-- Start SUPPLIED MATERIAL --

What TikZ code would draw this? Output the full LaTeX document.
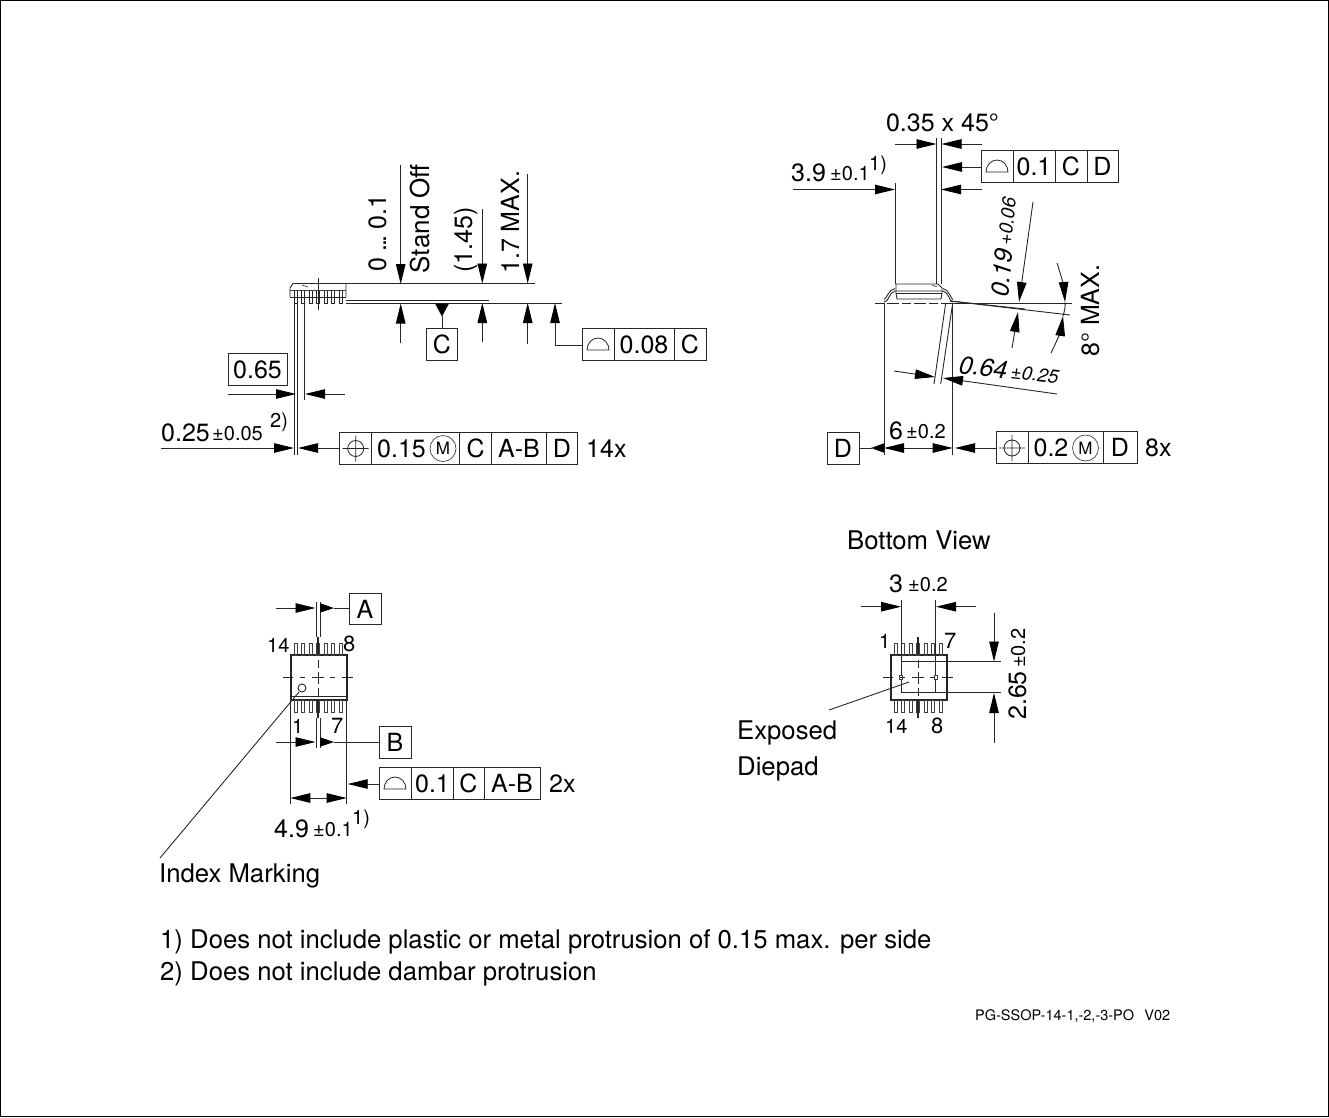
\documentclass[tikz,border=0pt]{standalone}
\usepackage{fontspec}
\setmainfont{TeX Gyre Heros}
\usetikzlibrary{arrows.meta}
\tikzset{
 x=1pt,y=-1pt,
 ln/.style={line width=0.9pt,black!85},
 thk/.style={line width=1.7pt,black!85},
 thin2/.style={line width=0.7pt,black!75},
 tip/.style={ln,-{Triangle[length=20pt,width=9.5pt,color=black]}},
 tips/.style={ln,{Triangle[length=20pt,width=9.5pt,color=black]}-{Triangle[length=20pt,width=9.5pt,color=black]}},
 t/.style={inner sep=0,anchor=base west,text=black},
 c/.style={inner sep=0,anchor=base,text=black},
 big/.style={font=\fontsize{25}{28}\selectfont},
 mid/.style={font=\fontsize{20}{22}\selectfont},
 lab/.style={font=\fontsize{25.7}{28}\selectfont},
 pin/.style={font=\fontsize{20}{22}\selectfont},
 segsym/.pic={\draw[ln,line width=0.8pt] (-11,0) arc[start angle=180,end angle=0,x radius=11pt,y radius=12pt] -- cycle;},
 possym/.pic={\draw[ln,line width=0.8pt] (0,0) circle[radius=8pt] (-13,0) -- (13,0) (0,-13) -- (0,13);},
 leads/.pic={\foreach \lx in {-22.3,-15,-7.2,0,7.5,15,22.7}{
   \draw[thin2] (\lx-1.5,0) rectangle (\lx+1.5,12);}},
 crossm/.pic={
   \draw[ln] (-35,0) -- (-25,0) (-18,0) -- (-13,0) (-6,0) -- (6,0) (12,0) -- (17,0) (24,0) -- (35,0);
   \draw[ln] (0,-18) -- (0,-10) (0,-6) -- (0,6) (0,10) -- (0,18);
   \draw[line width=2pt,black!85] (0,-40.5) -- (0,-22.5) (0,22.5) -- (0,40.5);},
}
\begin{document}
\begin{tikzpicture}
\useasboundingbox (0,0) rectangle (1329,1117);
\draw[line width=1pt,black] (0.5,0.5) rectangle (1328.5,1116.5);

%% ---------- Side view (top left) ----------
\draw[ln] (290,297) -- (290,288) -- (293,283.5) -- (346,283.5) -- (346,297);
\draw[thin2] (290,290) -- (346,290);
\draw[ln] (290,297) -- (346,297);
\draw[thin2] (302,285) -- (308,287);
\foreach \lx in {295.7,303,310.7,318,325.7,333,340.7}{
  \draw[ln] (\lx-1.5,291) -- (\lx-1.5,303.5) -- (\lx+1.5,303.5) -- (\lx+1.5,291);}
\draw[ln] (318,278) -- (318,310);
% extension lines
\draw[ln] (346,283.5) -- (535,283.5);
\draw[ln] (346,300.5) -- (489,300.5);
\draw[ln] (346,303) -- (562,303);
\draw[ln] (294.5,303) -- (294.5,455) (297.5,303) -- (297.5,455) (304,303) -- (304,400);
% 0...0.1 arrow
\draw[tip] (400.7,165) -- (400.7,284);
\draw[tip] (400.7,343) -- (400.7,303.5);
\node[t,big,rotate=90] (n01) at (386,272) {0\hspace{6pt}.\kern-2pt.\kern-2pt.\hspace{6pt}0.1};
\node[t,rotate=90,font=\fontsize{26}{28}\selectfont] (standoff) at (429,273.5) {Stand Off};
\draw[tip] (482.3,209) -- (482.3,283.5);
\draw[tip] (482.3,342) -- (482.3,303);
\node[t,big,rotate=90] (n145) at (472,273) {(1.45)};
\draw[tip] (527.7,174) -- (527.7,283.5);
\draw[tip] (527.7,344) -- (527.7,303);
\node[t,big,rotate=90] (n17) at (519,274) {1.7 MAX.};
% datum C
\fill[black] (435,303.5) -- (449,303.5) -- (442,316.5) -- cycle;
\draw[ln] (442,316) -- (442,328);
\draw[ln] (426,328) rectangle (457.7,360);
\node[c,big] (dc) at (441.8,353) {C};
% 0.08 frame
\draw[tip] (582.3,345) -- (555,345) -- (555,303);
\draw[ln] (582.3,328) rectangle (706,360);
\draw[ln] (614,328) -- (614,360) (674,328) -- (674,360);
\pic at (598,350) {segsym};
\node[c,big] (f008) at (644,353) {0.08};
\node[c,big] (f008c) at (690,353) {C};
% 0.65
\draw[ln] (228,353) rectangle (287,385);
\node[c,big] (n065) at (257.5,378) {0.65};
\draw[tip] (228,394) -- (296,394);
\draw[tip] (345,394) -- (305,394);
% 0.25
\node[t,big] (n025) at (161,441) {0.25};
\node[t,mid] (n025b) at (212,440) {±0.05};
\node[t,mid] (n025c) at (270,427) {2)};
\draw[tip] (161,448) -- (294,448);
\draw[tip] (339.3,448) -- (298,448);
% position frame 14x
\draw[ln] (339.3,432.7) rectangle (577.7,464);
\draw[ln] (371.3,432.7) -- (371.3,464) (459.7,432.7) -- (459.7,464) (491.7,432.7) -- (491.7,464) (546.7,432.7) -- (546.7,464);
\pic at (355.7,448.5) {possym};
\node[c,big] (f015) at (401.5,457) {0.15};
\draw[thin2] (443,448.5) circle[radius=13pt];
\node[c,font=\fontsize{17}{18}\selectfont] (f015m) at (443,454.5) {M};
\node[c,big] (f015c) at (475.7,457) {C};
\node[c,big] (f015ab) at (519,457) {A-B};
\node[c,big] (f015d) at (562,457) {D};
\node[t,big] (n14x) at (586,457) {14x};

%% ---------- Side view (top right) ----------
\node[c,big] (n035) at (942.5,131) {0.35 x 45°};
\draw[tip] (895,144) -- (936.5,144);
\draw[tip] (982,144) -- (941.5,144);
\draw[ln] (936.7,138) -- (936.7,284) (941.2,138) -- (941.2,284);
\draw[ln] (895,183) -- (895,284);
\draw[tip] (981,167) -- (942,167);
\draw[ln] (981,150) rectangle (1118,182);
\draw[ln] (1013,150) -- (1013,182) (1055,150) -- (1055,182) (1087,150) -- (1087,182);
\pic at (997,172) {segsym};
\node[c,big] (f01) at (1034,175) {0.1};
\node[c,big] (f01c) at (1071,175) {C};
\node[c,big] (f01d) at (1102.5,175) {D};
\node[t,big] (n39) at (791,181) {3.9};
\node[t,mid] (n39b) at (830,180) {±0.1};
\node[t,mid] (n39c) at (869,170) {1)};
\draw[tip] (793,189.5) -- (895,189.5);
\draw[tip] (982,189.5) -- (941,189.5);
% package
\draw[ln] (896,293) -- (896,284) -- (938,284) -- (942,288) -- (942,293);
\draw[ln] (896,293) -- (942,293);
\draw[thin2] (932,285.5) -- (937,286.5);
\draw[ln] (896,293) -- (897,299) -- (941,299) -- (942,293);
\draw[ln] (884,302) .. controls (889,302) and (889,292) .. (895,291) -- (943,291) .. controls (949,292) and (949,302) .. (953,302);
\draw[ln] (884,299.5) .. controls (886,299.5) and (889,289) .. (895,288.5);
\draw[ln] (943,288.5) .. controls (949,289) and (951,299.5) .. (953,299.5);
\draw[ln,dash pattern=on 9pt off 3pt on 12pt off 3pt] (875,303) -- (953,303);
\draw[ln] (953,303) -- (1072,303);
\draw[ln] (950,301) -- (1025,309);
\draw[ln] (950,301) -- (1070,315);
% verticals
\draw[ln] (884,303) -- (884,455);
\draw[ln] (952.7,303) -- (952.7,455);
\draw[ln] (945.7,303) -- (934,384);
\draw[ln] (952.7,303) -- (940.7,384);
% 0.64
\draw[tip] (894,371) -- (935,377);
\draw[tip] (1057,394) -- (943,378);
\node[t,rotate=-7,font=\fontsize{25}{28}\itshape\selectfont] (n064) at (958,373) {0.64};
\node[t,rotate=-7,font=\fontsize{19}{22}\itshape\selectfont] (n064b) at (1010,378) {±0.25};
% 0.19
\draw[tip] (1033,202) -- (1019,302);
\draw[tip] (1012,348) -- (1018,312);
\node[t,rotate=84,font=\fontsize{25}{28}\itshape\selectfont] (n019) at (1008,298) {0.19};
\node[t,rotate=84,font=\fontsize{19}{22}\itshape\selectfont] (n019b) at (1011,246) {+0.06};
% 8 deg
\draw[tip] (1057,263) .. controls (1061,275) and (1064,288) .. (1065,302);
\draw[tip] (1051,353) .. controls (1056,343) and (1061,330) .. (1063,316);
\draw[ln] (1065,302) .. controls (1065.5,307) and (1064.5,311) .. (1063,316);
\node[t,big,rotate=90] (n8) at (1099,357) {8° MAX.};
% datum D and width
\draw[ln] (827,432) rectangle (859,464);
\node[c,big] (dd) at (843,457) {D};
\fill[black] (871,448) -- (884,443.3) -- (884,452.7) -- cycle;
\draw[ln] (859,448) -- (872,448);
\draw[tips] (884,448) -- (952.7,448);
\node[t,big] (n6) at (889,439) {6};
\node[t,mid] (n6b) at (906,438) {±0.2};
\draw[tip] (996,448) -- (955,448);
\draw[ln] (996,431.5) rectangle (1137,463.5);
\draw[ln] (1028,431.5) -- (1028,463.5) (1103,431.5) -- (1103,463.5);
\pic at (1012,448) {possym};
\node[c,big] (f02) at (1051,456.5) {0.2};
\draw[thin2] (1085.5,448) circle[radius=13pt];
\node[c,font=\fontsize{17}{18}\selectfont] (f02m) at (1085.5,454) {M};
\node[c,big] (f02d) at (1120,456.5) {D};
\node[t,big] (n8x) at (1145,456.5) {8x};

%% ---------- Top view (bottom left) ----------
\draw[thk] (290.7,655) rectangle (346.7,700);
\draw[ln] (290.7,696) -- (346.7,696);
\pic at (318,643) {leads};
\pic at (318,700) {leads};
\draw[ln] (302,688) circle[radius=4pt];
\pic at (318,677.7) {crossm};
\draw[ln] (316.5,602) -- (316.5,637) (320,602) -- (320,637);
\draw[ln] (316.5,718) -- (316.5,748) (320,718) -- (320,748);
\draw[tip] (276,608) -- (315.5,608);
\fill[black] (320,603.3) -- (334,608) -- (320,612.7) -- cycle;
\draw[ln] (334,608) -- (349,608);
\draw[ln] (349,593) rectangle (381,624);
\node[c,big] (da) at (365,618) {A};
\draw[tip] (276,742) -- (315.5,742);
\fill[black] (320,737.3) -- (334,742) -- (320,746.7) -- cycle;
\draw[ln] (334,742) -- (379,742);
\draw[ln] (379,726) rectangle (411,758);
\node[c,big] (db) at (395,751) {B};
\node[t,pin] (p14) at (267,652) {14};
\node[t,font=\fontsize{22}{24}\selectfont] (p8) at (343,651) {8};
\node[t,pin] (p1) at (292,733) {1};
\node[t,font=\fontsize{22}{24}\selectfont] (p7) at (331,733) {7};
\draw[ln] (290.3,700) -- (290.3,804) (346.7,700) -- (346.7,804);
\draw[tips] (290.3,798) -- (346.7,798);
\draw[tip] (379,784) -- (347.7,784);
\draw[ln] (379,767) rectangle (540,799);
\draw[ln] (411.7,767) -- (411.7,799) (453,767) -- (453,799) (484,767) -- (484,799);
\pic at (395,789) {segsym};
\node[c,big] (f3) at (432.5,792) {0.1};
\node[c,big] (f3c) at (468.5,792) {C};
\node[c,big] (f3ab) at (512,792) {A-B};
\node[t,big] (n2x) at (549,792) {2x};
\node[t,big] (n49) at (274,837) {4.9};
\node[t,mid] (n49b) at (313,836) {±0.1};
\node[t,mid] (n49c) at (352,824) {1)};
\draw[ln] (299,692) -- (160,858);
\node[t,lab] (idx) at (159,882) {Index Marking};

%% ---------- Bottom view ----------
\node[t,lab] (bv) at (847,549) {Bottom View};
\draw[thk] (890.7,655) rectangle (946.7,700);
\pic at (918,643) {leads};
\pic at (918,700) {leads};
\draw[ln] (901,661.7) rectangle (935.7,692.7);
\draw[thin2,fill=white] (899.5,675) rectangle (902.5,679);
\draw[thin2,fill=white] (934.2,675) rectangle (937.2,679);
\pic at (918,677.5) {crossm};
\draw[ln] (901,600) -- (901,662) (935.7,600) -- (935.7,662);
\draw[tip] (861,606.7) -- (901,606.7);
\draw[tip] (976,606.7) -- (936,606.7);
\node[t,big] (n3) at (889,592) {3};
\node[t,mid] (n3b) at (908,591) {±0.2};
\draw[ln] (935.7,661.7) -- (1000.7,661.7) (935.7,692.7) -- (1000.7,692.7);
\draw[tip] (994,612.7) -- (994,661.5);
\draw[tip] (994,742.7) -- (994,693);
\node[t,big,rotate=90] (n265) at (1026,720) {2.65};
\node[t,mid,rotate=90] (n265b) at (1025,668) {±0.2};
\node[t,pin] (q1) at (879,648) {1};
\node[t,font=\fontsize{22}{24}\selectfont] (q7) at (944,648) {7};
\node[t,pin] (q14) at (885,733) {14};
\node[t,font=\fontsize{22}{24}\selectfont] (q8) at (931,733) {8};
\draw[ln] (909,682) -- (829,710);
\node[t,lab] (ex) at (737,739.5) {Exposed};
\node[t,lab] (dp) at (737,775) {Diepad};

%% ---------- Notes ----------
\node[t,lab] (note1) at (160,948) {1) Does not include plastic or metal protrusion of 0.15 max. per side};
\node[t,lab] (note2) at (160,980) {2) Does not include dambar protrusion};
\node[t,font=\fontsize{14.5}{15}\selectfont] (code) at (975,1020) {PG-SSOP-14-1,-2,-3-PO\hspace{0.7em}V02};
\end{tikzpicture}
\end{document}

-- End SUPPLIED MATERIAL --

TASK DESCRIPTION:
Find the lines containing "code" and list every one of them.

WORKED ANSWER:
What TikZ code would draw this? Output the full LaTeX document.
\node[t,font=\fontsize{14.5}{15}\selectfont] (code) at (975,1020) {PG-SSOP-14-1,-2,-3-PO\hspace{0.7em}V02};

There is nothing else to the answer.